You have just finished with a task(perhaps one that opens multiple windows going on with it) and are just quickly going through to close down the unneeded ones and get to others. As your mind keeps track of the geography of things, hand-eye coordination moves your hand to the upper corner of the window to close it... and you maximize it instead!
Damned simple, and yet... it is a User Interface absurdity to have the minimize, maximize and close buttons so close to each other. One of my favorite sites for this sort of absurdity is Jakob Nielsen's useit.com as he goes through the catalog of what is wrong with UI design being one of the leading men in that area of Man/Machine Interface. Good UI design would require some spacing between these three different functions so that the user doesn't mistakenly close out a needed window when trying to maximize it (you haven't done that?) or minimize one when trying to maximize it. This mapping comes from the days when screen real estate was at a premium and the size and placement of those things was *fixed*. Now, when one can get plenty of screen real estate, why can't I set up a distance between those buttons to allow me to work without mistakenly hitting one that I don't want.
Actually, if you start perusing Annoyances and useit, you will start to realize just how counter-intuitive some of the things we have on our desktop are... and it is rarely big things, like getting the BSOD from windows, but the little, picky, annoyances that really start to get to you the Nth time you do them.
Tweaking windows is one thing... making interfaces less annoying? Now that is a problem...

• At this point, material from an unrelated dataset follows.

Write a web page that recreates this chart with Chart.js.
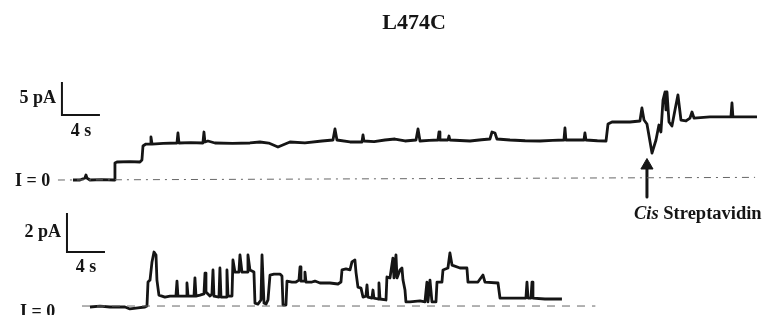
<!DOCTYPE html>
<html>
<head>
<meta charset="utf-8">
<script src="https://cdn.jsdelivr.net/npm/chart.js@4"></script>
<style>
  html, body { margin: 0; padding: 0; background: #fff; }
  #wrap { width: 764px; height: 315px; }
</style>
</head>
<body>
<div id="wrap"><canvas id="trace" width="764" height="315"></canvas></div>
<script>
// recordings: [time (s), current (pA)]
const topTrace = [
  [0, 0], [0.74, 0], [1.26, 0.3], [1.37, 0.76], [1.47, 0.3], [1.79, 0], [3.0, 0.05],
  [4.32, 0], [4.42, 2.58], [4.63, 2.73], [6.0, 2.8], [7.05, 2.73], [7.26, 3.03],
  [7.37, 5.15], [7.68, 5.45], [8.11, 5.45], [8.21, 6.52], [8.32, 5.45], [9.5, 5.55],
  [10.95, 5.61], [11.05, 7.12], [11.16, 5.61], [12.4, 5.65], [13.68, 5.61], [13.79, 7.27],
  [13.89, 5.76], [14.21, 5.91], [14.95, 5.61], [16.8, 5.55], [18.63, 5.61], [19.68, 5.76],
  [20.6, 5.6], [21.58, 5.0], [22.84, 5.76], [24.42, 5.61], [26.21, 5.91], [27.37, 6.06],
  [27.58, 7.73], [27.79, 6.06], [29.16, 5.76], [30.42, 5.76], [30.53, 6.82], [30.63, 5.91],
  [31.7, 5.8], [32.84, 6.06], [33.89, 6.21], [34.95, 5.91], [36.11, 6.06], [36.32, 7.73],
  [36.53, 5.91], [37.5, 6.0], [38.42, 6.06], [38.53, 7.27], [38.63, 6.06], [39.47, 6.06],
  [39.58, 6.67], [39.68, 6.06], [41.79, 5.91], [43.0, 6.1], [43.89, 6.21], [44.11, 7.27],
  [44.42, 7.12], [44.63, 6.21], [46.0, 6.06], [47.6, 5.95], [49.16, 5.91], [50.5, 6.0],
  [51.68, 6.06], [51.79, 7.88], [51.89, 6.06], [53.79, 6.06], [53.89, 7.12], [54.0, 6.06],
  [55.2, 5.95], [56.11, 5.91], [56.32, 8.48], [56.74, 8.79], [58.63, 8.79], [59.68, 8.94],
  [59.89, 10.91], [60.11, 9.09], [60.42, 8.48], [60.95, 4.09], [61.37, 6.06], [61.68, 8.33],
  [61.89, 7.27], [62.11, 12.12], [62.32, 13.33], [62.42, 10.61], [62.53, 13.33], [62.74, 8.79],
  [63.05, 8.18], [63.37, 10.61], [63.68, 12.88], [64.0, 9.09], [64.53, 8.94], [64.95, 9.39],
  [65.16, 10.3], [65.37, 9.39], [67.05, 9.55], [69.26, 9.55], [69.37, 11.67], [69.47, 9.55],
  [72.0, 9.55]
];

const bottomTrace = [
  [0, -0.05], [1.05, 0], [2.11, -0.05], [3.68, -0.05], [4.21, -0.15], [5.05, -0.1], [5.79, -0.05],
  [6.0, 0], [6.11, 1.23], [6.32, 1.33], [6.53, 2.26], [6.74, 2.77], [6.95, 2.62], [7.05, 1.33],
  [7.26, 0.56], [7.89, 0.46], [8.42, 0.51], [9.05, 0.51], [9.16, 1.28], [9.26, 0.51],
  [10.11, 0.51], [10.21, 1.18], [10.32, 0.51], [10.95, 0.51], [11.05, 1.44], [11.16, 0.51],
  [11.58, 0.56], [12.0, 0.62], [12.11, 1.69], [12.21, 0.72], [12.63, 0.51], [12.84, 0.62],
  [12.95, 1.85], [13.05, 0.51], [13.58, 0.46], [13.68, 1.95], [13.79, 0.46], [14.32, 0.46],
  [14.42, 1.85], [14.53, 0.51], [14.95, 0.51], [15.05, 2.36], [15.26, 1.74], [15.68, 1.74],
  [15.79, 2.62], [16.0, 1.74], [16.53, 1.74], [16.63, 2.62], [16.84, 1.85], [17.26, 1.74],
  [17.37, 0.15], [17.68, 0.1], [18.0, 0.31], [18.11, 2.62], [18.32, 0.15], [18.53, 0.1],
  [18.74, 0.31], [18.95, 1.59], [19.37, 1.64], [20.0, 1.64], [20.21, 1.54], [20.32, 0.05],
  [20.63, 0.05], [20.74, 1.28], [21.26, 1.23], [21.68, 1.23], [22.0, 1.33], [22.11, 2.0],
  [22.21, 1.28], [22.53, 1.28], [22.63, 1.74], [22.74, 1.23], [23.37, 1.23], [23.68, 1.28],
  [24.21, 1.18], [25.26, 1.18], [26.11, 1.13], [26.42, 1.23], [26.53, 1.85], [26.95, 1.9],
  [27.37, 1.85], [27.58, 2.26], [27.89, 2.36], [28.0, 1.74], [28.21, 0.97], [28.53, 0.92],
  [28.74, 0.46], [29.05, 0.51], [29.16, 1.08], [29.26, 0.46], [29.68, 0.41], [29.79, 0.82],
  [29.89, 0.41], [30.32, 0.36], [30.42, 1.18], [30.53, 0.36], [31.16, 0.31], [31.26, 1.49],
  [31.58, 1.44], [31.89, 2.46], [32.0, 1.44], [32.21, 2.62], [32.32, 1.44], [32.63, 1.85],
  [32.84, 1.95], [32.95, 1.33], [33.16, 0.82], [33.26, 0.21], [33.68, 0.21], [34.74, 0.26],
  [35.26, 0.21], [35.47, 1.23], [35.58, 0.21], [35.79, 1.33], [36.0, 0.21], [36.42, 0.21],
  [36.53, 1.23], [37.05, 1.23], [37.16, 1.85], [37.68, 1.95], [37.89, 2.72], [38.11, 2.1],
  [38.95, 1.95], [39.68, 1.95], [39.79, 1.23], [40.84, 1.23], [41.37, 1.59], [41.58, 1.23],
  [42.95, 1.18], [43.16, 0.41], [44.21, 0.41], [45.26, 0.41], [45.89, 0.41], [46.0, 1.23],
  [46.11, 0.41], [46.42, 0.41], [46.53, 1.23], [46.63, 0.41], [47.89, 0.36], [49.68, 0.36]
];

// scale bars: [current (pA), time (s)]
const topBarSize = [5, 4];
const bottomBarSize = [2, 4];
const addTime = 60.42; // cis streptavidin added (s)

const labels = {
  title: 'L474C',
  topBar: ['5 pA', '4 s'],
  bottomBar: ['2 pA', '4 s'],
  zero: 'I = 0',
  arrow: ['Cis', ' Streptavidin']
};

// layout (data units of each panel)
const topBarAt = [-1.16, 9.85];
const bottomBarAt = [-2.42, 2.77];
const ink = '#151515';

const pts = arr => arr.map(p => ({ x: p[0], y: p[1] }));

function bar(at, size) {
  return [
    { x: at[0], y: at[1] + size[0] },
    { x: at[0], y: at[1] },
    { x: at[0] + size[1], y: at[1] }
  ];
}

const base = {
  type: 'line', pointRadius: 0, tension: 0, borderColor: ink, fill: false,
  borderJoinStyle: 'round'
};

const textPlugin = {
  id: 'figText',
  afterDraw(chart) {
    const ctx = chart.ctx;
    const s = chart.scales;
    ctx.save();
    ctx.fillStyle = ink;
    ctx.textBaseline = 'middle';

    ctx.font = 'bold 22px "Liberation Serif"';
    ctx.textAlign = 'center';
    ctx.fillText(labels.title, 414, 23);

    ctx.font = 'bold 18px "Liberation Serif"';
    // top scale bar
    let bx = s.xTop.getPixelForValue(topBarAt[0]);
    let by0 = s.yTop.getPixelForValue(topBarAt[1]);
    let by1 = s.yTop.getPixelForValue(topBarAt[1] + topBarSize[0]);
    let bx1 = s.xTop.getPixelForValue(topBarAt[0] + topBarSize[1]);
    ctx.textAlign = 'right';
    ctx.fillText(labels.topBar[0], bx - 6, (by0 + by1) / 2);
    ctx.textAlign = 'center';
    ctx.fillText(labels.topBar[1], (bx + bx1) / 2, by0 + 16);

    // bottom scale bar
    bx = s.xBot.getPixelForValue(bottomBarAt[0]);
    by0 = s.yBot.getPixelForValue(bottomBarAt[1]);
    by1 = s.yBot.getPixelForValue(bottomBarAt[1] + bottomBarSize[0]);
    bx1 = s.xBot.getPixelForValue(bottomBarAt[0] + bottomBarSize[1]);
    ctx.textAlign = 'right';
    ctx.fillText(labels.bottomBar[0], bx - 6, (by0 + by1) / 2);
    ctx.textAlign = 'center';
    ctx.fillText(labels.bottomBar[1], (bx + bx1) / 2, by0 + 15);

    // zero current labels
    ctx.textAlign = 'left';
    ctx.fillText(labels.zero, 15, s.yTop.getPixelForValue(0) + 1);
    ctx.fillText(labels.zero, 20, s.yBot.getPixelForValue(0) + 6);

    // arrow caption
    const ax = 634;
    const ay = s.yTop.getPixelForValue(-2.58) + 17;
    ctx.font = 'italic bold 18.5px "Liberation Serif"';
    ctx.fillText(labels.arrow[0], ax, ay);
    const w = ctx.measureText(labels.arrow[0]).width;
    ctx.font = 'bold 18.5px "Liberation Serif"';
    ctx.fillText(labels.arrow[1], ax + w, ay);
    ctx.restore();
  }
};

new Chart(document.getElementById('trace'), {
  type: 'line',
  data: {
    datasets: [
      Object.assign({}, base, {
        data: [{ x: -1.58, y: 0 }, { x: 71.8, y: 0.4 }],
        xAxisID: 'xTop', yAxisID: 'yTop',
        borderWidth: 1, borderColor: '#666', borderDash: [7, 5, 2, 5]
      }),
      Object.assign({}, base, {
        data: pts(topTrace), xAxisID: 'xTop', yAxisID: 'yTop', borderWidth: 2.8
      }),
      Object.assign({}, base, {
        data: bar(topBarAt, topBarSize), xAxisID: 'xTop', yAxisID: 'yTop', borderWidth: 2,
        borderJoinStyle: 'miter'
      }),
      Object.assign({}, base, {
        data: [{ x: addTime, y: 2.2 }, { x: addTime, y: -2.58 }],
        xAxisID: 'xTop', yAxisID: 'yTop', borderWidth: 3,
        pointRadius: [7, 0], pointStyle: 'triangle',
        pointBackgroundColor: ink, pointBorderColor: ink, pointBorderWidth: 1
      }),
      Object.assign({}, base, {
        data: [{ x: -0.84, y: 0 }, { x: 53.2, y: 0 }],
        xAxisID: 'xBot', yAxisID: 'yBot',
        borderWidth: 1, borderColor: '#666', borderDash: [8, 7]
      }),
      Object.assign({}, base, {
        data: pts(bottomTrace), xAxisID: 'xBot', yAxisID: 'yBot', borderWidth: 2.8
      }),
      Object.assign({}, base, {
        data: bar(bottomBarAt, bottomBarSize), xAxisID: 'xBot', yAxisID: 'yBot', borderWidth: 2,
        borderJoinStyle: 'miter'
      })
    ]
  },
  options: {
    responsive: false,
    animation: false,
    devicePixelRatio: 1,
    layout: { padding: 0, autoPadding: false },
    plugins: { legend: { display: false }, tooltip: { enabled: false } },
    scales: {
      xTop: { type: 'linear', display: false, min: -7.68, max: 72.74 },
      yTop: { type: 'linear', display: false, min: -20.45, max: 27.27 },
      xBot: { type: 'linear', display: false, min: -9.47, max: 70.95 },
      yBot: { type: 'linear', display: false, min: -0.46, max: 15.69 }
    }
  },
  plugins: [textPlugin]
});
</script>
</body>
</html>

Very good observations, Ajack. And thanks for the link to Jakob's site, I'll peruse it later.
I hit the Maximize button instead of the Close button all of the time!
Another thing I would call decidedly unintiuitive is placing the Task Bar on the bottom of the screen. As all ex-Mac and Amiga users know, it's much more natural at the top.
Another thing would be this goofy nonsense when it comes to (delicate cough) "alphabetizing" files:
I mean, hello?? Win95/98/ME did it correctly, but XP does it the Win2K way. Goofy, weird, wacko -- pick yer term.
Do you use the (terrific) SendTo feature? To alphabetize the listings in the drop-down SendTo menu, you have to:
1. Sort them by 'Name' in the SendTo folder
2. Grab them all together and move them to the Desktop
3. Grab them one by one and d-r-a-g them back to the folder.